Plotting code records
★ ★ ★ ★ ★

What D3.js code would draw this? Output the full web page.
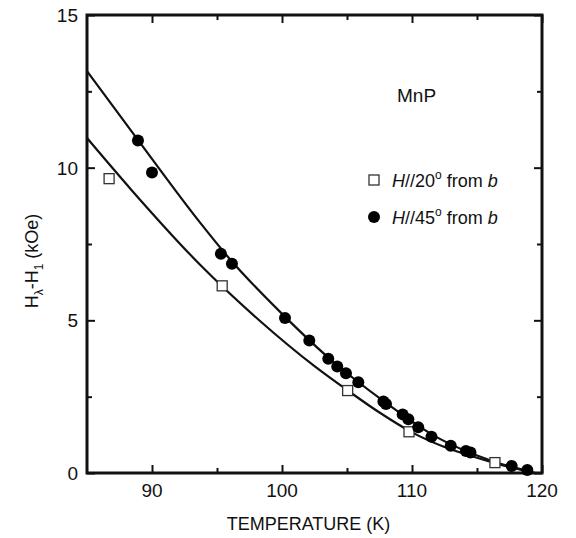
<!DOCTYPE html>
<html>
<head>
<meta charset="utf-8">
<script src="https://cdn.jsdelivr.net/npm/d3@7"></script>
<style>
  body { margin: 0; background: #fff; }
  svg text { font-family: "Liberation Sans", Arial, sans-serif; fill: #111; }
</style>
</head>
<body>
<div id="chart"></div>
<script>
// MnP  H_lambda - H_1 vs temperature

// open squares, H // 20 deg from b
var t20 = [86.7, 95.4, 105.05, 109.77, 116.38];
var h20 = [9.64, 6.13, 2.70, 1.35, 0.34];

// filled circles, H // 45 deg from b
var t45 = [88.92, 90.0, 95.3, 96.15, 100.23, 102.1, 103.56, 104.25, 104.92, 105.87,
           107.8, 108.0, 109.28, 109.72, 110.48, 111.5, 112.98, 114.15, 114.5, 117.67, 118.87];
var h45 = [10.89, 9.84, 7.18, 6.85, 5.08, 4.34, 3.74, 3.49, 3.27, 2.97,
           2.34, 2.26, 1.92, 1.76, 1.50, 1.19, 0.89, 0.72, 0.67, 0.23, 0.10];

// fitted curves
var fit45T = [85, 88.9, 93.7, 96, 100.2, 104, 108, 112, 116, 119.5];
var fit45H = [13.16, 10.92, 8.2, 7.0, 5.13, 3.62, 2.3, 1.15, 0.42, 0.0];
var fit20T = [85, 88.4, 93.7, 98.2, 102.5, 105, 107.5, 110, 112.5, 115, 117, 119];
var fit20H = [10.97, 9.28, 6.82, 5.02, 3.5, 2.72, 1.98, 1.33, 0.85, 0.5, 0.25, 0.05];

var xMajor = [90, 100, 110, 120];
var xMinor = [95, 105, 115];
var yMajor = [0, 5, 10, 15];
var yMinor = [2.5, 7.5, 12.5];

var W = 576, H = 538;
var margin = {top: 15, right: 34, bottom: 65, left: 87};
var width = W - margin.left - margin.right,
    height = H - margin.top - margin.bottom;

var svg = d3.select("#chart").append("svg")
    .attr("width", W).attr("height", H)
  .append("g")
    .attr("transform", "translate(" + margin.left + "," + margin.top + ")");

var x = d3.scaleLinear().domain([85, 120]).range([0, width]);
var y = d3.scaleLinear().domain([0, 15]).range([height, 0]);

// ticks on all four sides, pointing inwards
function tickAxis(axis, vals, size, tr) {
  var g = svg.append("g")
      .attr("transform", tr)
      .call(axis.tickValues(vals).tickSize(size).tickFormat(""));
  g.select(".domain").remove();
  g.selectAll("line").attr("stroke", "#111").attr("stroke-width", 2);
  return g;
}
tickAxis(d3.axisBottom(x), xMajor, -8, "translate(0," + height + ")");
tickAxis(d3.axisBottom(x), xMinor, -5, "translate(0," + height + ")");
tickAxis(d3.axisTop(x), xMajor, -8, "");
tickAxis(d3.axisTop(x), xMinor, -5, "");
tickAxis(d3.axisLeft(y), yMajor, -8, "");
tickAxis(d3.axisLeft(y), yMinor, -5, "");
tickAxis(d3.axisRight(y), yMajor, -8, "translate(" + width + ",0)");
tickAxis(d3.axisRight(y), yMinor, -5, "translate(" + width + ",0)");

// frame
svg.append("rect")
    .attr("width", width).attr("height", height)
    .attr("fill", "none").attr("stroke", "#111").attr("stroke-width", 3);

// tick labels
svg.selectAll(".xl").data(xMajor).enter().append("text")
    .attr("x", function(d){ return x(d); })
    .attr("y", height + 24)
    .attr("text-anchor", "middle")
    .style("font-size", "19px")
    .text(function(d){ return d; });

svg.selectAll(".yl").data(yMajor).enter().append("text")
    .attr("x", -9)
    .attr("y", function(d){ return y(d) + 7; })
    .attr("text-anchor", "end")
    .style("font-size", "19px")
    .text(function(d){ return d; });

// axis titles
svg.append("text")
    .attr("x", x(102.5) - 6)
    .attr("y", height + 57)
    .attr("text-anchor", "middle")
    .style("font-size", "18px")
    .text("TEMPERATURE (K)");

var yt = svg.append("text")
    .attr("transform", "translate(-49," + (height / 2 + 17) + ") rotate(-90)")
    .attr("text-anchor", "middle")
    .style("font-size", "18px");
yt.append("tspan").text("H");
yt.append("tspan").attr("dy", 5).style("font-size", "12px").text("λ");
yt.append("tspan").attr("dy", -5).text("-H");
yt.append("tspan").attr("dy", 5).style("font-size", "12px").text("1");
yt.append("tspan").attr("dy", -5).text(" (kOe)");

// curves
var line = d3.line()
    .x(function(d){ return x(d[0]); })
    .y(function(d){ return y(d[1]); })
    .curve(d3.curveMonotoneX);

svg.append("path")
    .datum(d3.zip(fit45T, fit45H))
    .attr("d", line)
    .attr("fill", "none").attr("stroke", "#111").attr("stroke-width", 2.2);
svg.append("path")
    .datum(d3.zip(fit20T, fit20H))
    .attr("d", line)
    .attr("fill", "none").attr("stroke", "#111").attr("stroke-width", 2.2);

// points
svg.selectAll(".sq").data(d3.zip(t20, h20)).enter().append("rect")
    .attr("x", function(d){ return x(d[0]) - 5; })
    .attr("y", function(d){ return y(d[1]) - 5; })
    .attr("width", 10).attr("height", 10)
    .attr("fill", "#fff").attr("stroke", "#333").attr("stroke-width", 1.3);

svg.selectAll(".dot").data(d3.zip(t45, h45)).enter().append("circle")
    .attr("cx", function(d){ return x(d[0]); })
    .attr("cy", function(d){ return y(d[1]); })
    .attr("r", 6)
    .attr("fill", "#000");

// legend
svg.append("text")
    .attr("x", 310).attr("y", 87)
    .style("font-size", "19px")
    .text("MnP");

svg.append("rect")
    .attr("x", 282).attr("y", 160)
    .attr("width", 10).attr("height", 10)
    .attr("fill", "#fff").attr("stroke", "#333").attr("stroke-width", 1.3);
svg.append("circle")
    .attr("cx", 287).attr("cy", 202).attr("r", 6).attr("fill", "#000");

function legendText(yy, deg) {
  var t = svg.append("text").attr("x", 305).attr("y", yy).style("font-size", "18px");
  t.append("tspan").style("font-style", "italic").text("H");
  t.append("tspan").text("//" + deg);
  t.append("tspan").attr("dy", -8).style("font-size", "12px").text("o");
  t.append("tspan").attr("dy", 8).text(" from ");
  t.append("tspan").style("font-style", "italic").text("b");
}
legendText(172, "20");
legendText(209, "45");
</script>
</body>
</html>
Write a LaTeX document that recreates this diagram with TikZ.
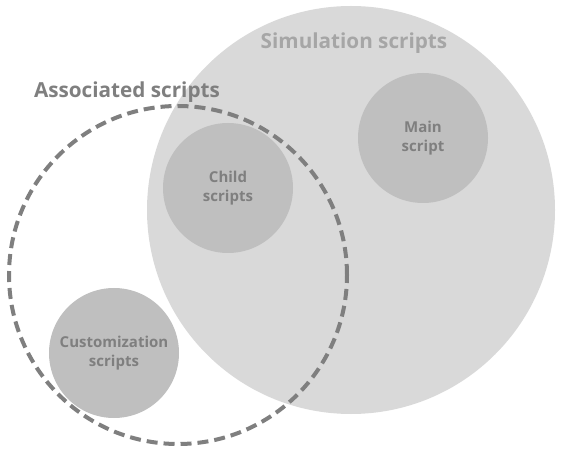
\documentclass[tikz,border=0pt]{standalone}
\usepackage{tikz}
\usepackage{fontspec}
\setmainfont{Open Sans}
\definecolor{simfill}{HTML}{D9D9D9}
\definecolor{innerfill}{HTML}{BFBFBF}
\definecolor{darktext}{HTML}{7F7F7F}
\definecolor{lighttext}{HTML}{A6A6A6}

\begin{document}
\begin{tikzpicture}[x=1pt,y=-1pt,
    inner node/.style={circle,fill=innerfill,inner sep=0pt,minimum size=130pt,
      align=center,text=darktext,font=\bfseries\fontsize{15}{19}\selectfont},
    title node/.style={font=\bfseries\fontsize{20.7}{23}\selectfont}]

\useasboundingbox (0,0) rectangle (562,454);

\node[fill=simfill, circle, inner sep=0pt, minimum size=408pt] (sim) at (351,210) {};
\node[title node, text=lighttext] (simlabel) at (354,43) {Simulation scripts};

\node[inner node] (main) at (423,138) {Main\\script};
\node[inner node] (child) at (228,188) {Child\\scripts};
\node[inner node] (custom) at (114,353) {Customization\\scripts};

\node[circle, draw=darktext, line width=4pt, dash pattern=on 11pt off 6pt,
  inner sep=0pt, minimum size=338pt] (assoc) at (178,275) {};
\node[title node, text=darktext] (assoclabel) at (127,92) {Associated scripts};

\end{tikzpicture}
\end{document}
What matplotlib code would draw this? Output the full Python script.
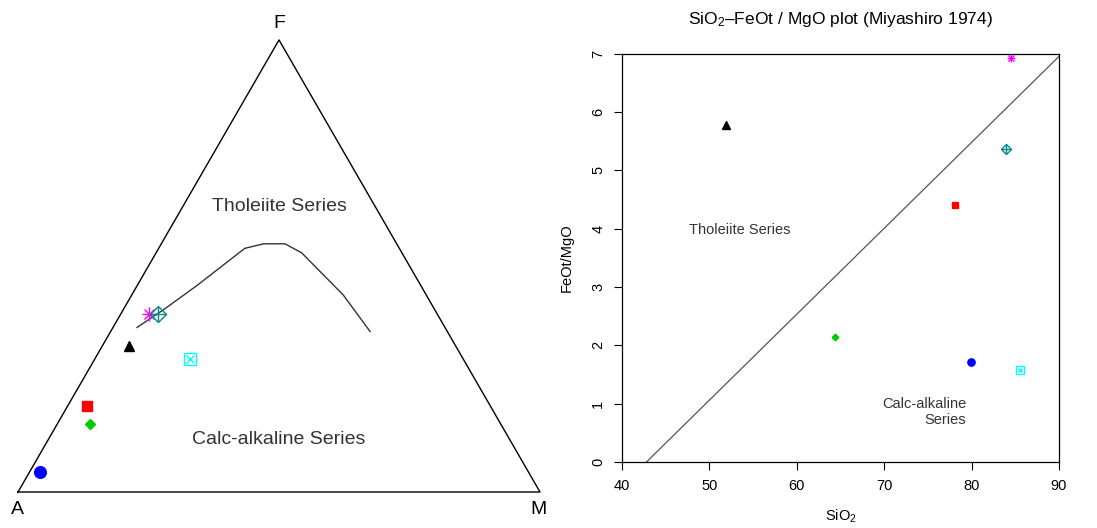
import numpy as np
import matplotlib
matplotlib.use("Agg")
import matplotlib.pyplot as plt

plt.rcParams['font.family'] = ['Liberation Sans', 'DejaVu Sans']
plt.rcParams['mathtext.fontset'] = 'custom'
plt.rcParams['mathtext.rm'] = 'Liberation Sans'
plt.rcParams['mathtext.it'] = 'Liberation Sans:italic'

# samples: AFM percentages (ternary) and Miyashiro data
tern_A = [93.6, 77.3, 78.7, 62.7, 55.2, 53.6, 52.3]
tern_F = [4.4, 19.0, 15.0, 32.2, 39.3, 39.3, 29.4]
tern_M = [2.0, 3.7, 6.3, 5.1, 5.5, 7.1, 18.3]
sio2 = [79.9, 78.1, 64.4, 51.9, 84.5, 83.9, 85.5]
feot_mgo = [1.72, 4.40, 2.14, 5.77, 6.93, 5.36, 1.57]
colors = ['#0000FF', '#FF0000', '#00CD00', '#000000', '#FF00FF', '#008B8B', '#00FFFF']
kinds = ['circle', 'square', 'diamond', 'triangle', 'asterisk', 'diamondplus', 'boxx']

# Irvine & Baragar (1971) boundary in AFM space (F, M %)
curve_F = [36.4, 40.3, 45.6, 53.9, 54.9, 54.9, 52.9, 49.5, 43.6, 35.5]
curve_M = [4.6, 7.7, 11.4, 16.5, 19.6, 23.7, 27.9, 32.5, 40.5, 49.7]

# Miyashiro (1974) dividing line
line_sio2 = [42.8, 90.0]
line_ratio = [0.0, 6.95]


def tern_xy(f, m):
    f = np.asarray(f) / 100.0
    m = np.asarray(m) / 100.0
    return m + f / 2, f * np.sqrt(3) / 2


def draw_marker(ax, x, y, kind, color, big):
    s = 1.2 if big else 0.75
    if kind == 'circle':
        ax.plot(x, y, 'o', color=color, ms=7 * s, mec=color)
    elif kind == 'square':
        ax.plot(x, y, 's', color=color, ms=6.5 * s, mec=color)
    elif kind == 'diamond':
        ax.plot(x, y, 'D', color=color, ms=4.5 * s, mec=color)
    elif kind == 'triangle':
        ax.plot(x, y, '^', color=color, ms=(6.5 if big else 8) * s, mec=color)
    elif kind == 'asterisk':
        ax.plot(x, y, '+', color=color, ms=8 * s, mew=1)
        ax.plot(x, y, 'x', color=color, ms=6 * s, mew=1)
    elif kind == 'diamondplus':
        ax.plot(x, y, 'D', mfc='none', mec=color, ms=6.5 * s, mew=1)
        ax.plot(x, y, '+', color=color, ms=9 * s, mew=1)
    elif kind == 'boxx':
        ax.plot(x, y, 's', mfc='none', mec=color, ms=7 * s, mew=1)
        ax.plot(x, y, 'x', color=color, ms=4.5 * s, mew=1)


W, H = 1097, 528
fig = plt.figure(figsize=(W / 100, H / 100), dpi=100)

# ---- ternary AFM ----
axl = fig.add_axes([0, 0, 560 / W, 1])
sc = 522.0
axl.set_xlim(-18 / sc, (560 - 18) / sc)
axl.set_ylim((492 - H) / sc, 492 / sc)
axl.axis('off')
tx, ty = tern_xy([0, 100, 0, 0], [0, 0, 100, 0])
axl.plot(tx, ty, color='black', lw=1)
cx, cy = tern_xy(curve_F, curve_M)
axl.plot(cx, cy, color='#333333', lw=1)
axl.text(0.5, (492 - 24) / sc, 'F', ha='center', va='center', fontsize=14)
axl.text(-1 / sc, -18 / sc, 'A', ha='center', va='center', fontsize=14)
axl.text(521 / sc, -18 / sc, 'M', ha='center', va='center', fontsize=14)
axl.text(0.5, (492 - 207) / sc, 'Tholeiite Series', ha='center', va='center', fontsize=14, color='#333333')
axl.text(0.5, (492 - 440) / sc, 'Calc-alkaline Series', ha='center', va='center', fontsize=14, color='#333333')
px, py = tern_xy(tern_F, tern_M)
for i in range(len(px)):
    draw_marker(axl, px[i], py[i], kinds[i], colors[i], True)

# ---- Miyashiro plot ----
axr = fig.add_axes([622 / W, (H - 462) / H, (1059 - 622) / W, (462 - 53.5) / H])
axr.set_xlim(40, 90)
axr.set_ylim(0, 7)
axr.plot(line_sio2, line_ratio, color='#555555', lw=0.9)
for i in range(len(sio2)):
    draw_marker(axr, sio2[i], feot_mgo[i], kinds[i], colors[i], False)
axr.set_xticks(range(40, 91, 10))
axr.set_yticks(range(0, 8))
axr.tick_params(direction='out', length=6, width=0.8, labelsize=10.5, pad=6)
plt.setp(axr.get_yticklabels(), rotation=90, va='center')
for sp in axr.spines.values():
    sp.set_linewidth(0.9)
axr.set_xlabel('SiO$_2$', fontsize=10.5, labelpad=11)
axr.set_ylabel('FeOt/MgO', fontsize=10.5, labelpad=13)
axr.set_title('SiO$_2$\u2013FeOt / MgO plot (Miyashiro 1974)', fontsize=12.5, pad=21)
axr.text(53.5, 3.98, 'Tholeiite Series', ha='center', va='center', fontsize=10.5, color='#333333')
axr.text(79.4, 0.86, 'Calc-alkaline\nSeries', ha='right', va='center', fontsize=10.5,
         color='#333333', linespacing=1.2)

fig.savefig('out.png', dpi=100)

★ ★ ★ ★ ★

**Task to carry out:** Copy the records above from the first line through the line containing "0.67, 0.23, 0.10];", both included, and leave out any pictures.

**Worked solution:**
What D3.js code would draw this? Output the full web page.
<!DOCTYPE html>
<html>
<head>
<meta charset="utf-8">
<script src="https://cdn.jsdelivr.net/npm/d3@7"></script>
<style>
  body { margin: 0; background: #fff; }
  svg text { font-family: "Liberation Sans", Arial, sans-serif; fill: #111; }
</style>
</head>
<body>
<div id="chart"></div>
<script>
// MnP  H_lambda - H_1 vs temperature

// open squares, H // 20 deg from b
var t20 = [86.7, 95.4, 105.05, 109.77, 116.38];
var h20 = [9.64, 6.13, 2.70, 1.35, 0.34];

// filled circles, H // 45 deg from b
var t45 = [88.92, 90.0, 95.3, 96.15, 100.23, 102.1, 103.56, 104.25, 104.92, 105.87,
           107.8, 108.0, 109.28, 109.72, 110.48, 111.5, 112.98, 114.15, 114.5, 117.67, 118.87];
var h45 = [10.89, 9.84, 7.18, 6.85, 5.08, 4.34, 3.74, 3.49, 3.27, 2.97,
           2.34, 2.26, 1.92, 1.76, 1.50, 1.19, 0.89, 0.72, 0.67, 0.23, 0.10];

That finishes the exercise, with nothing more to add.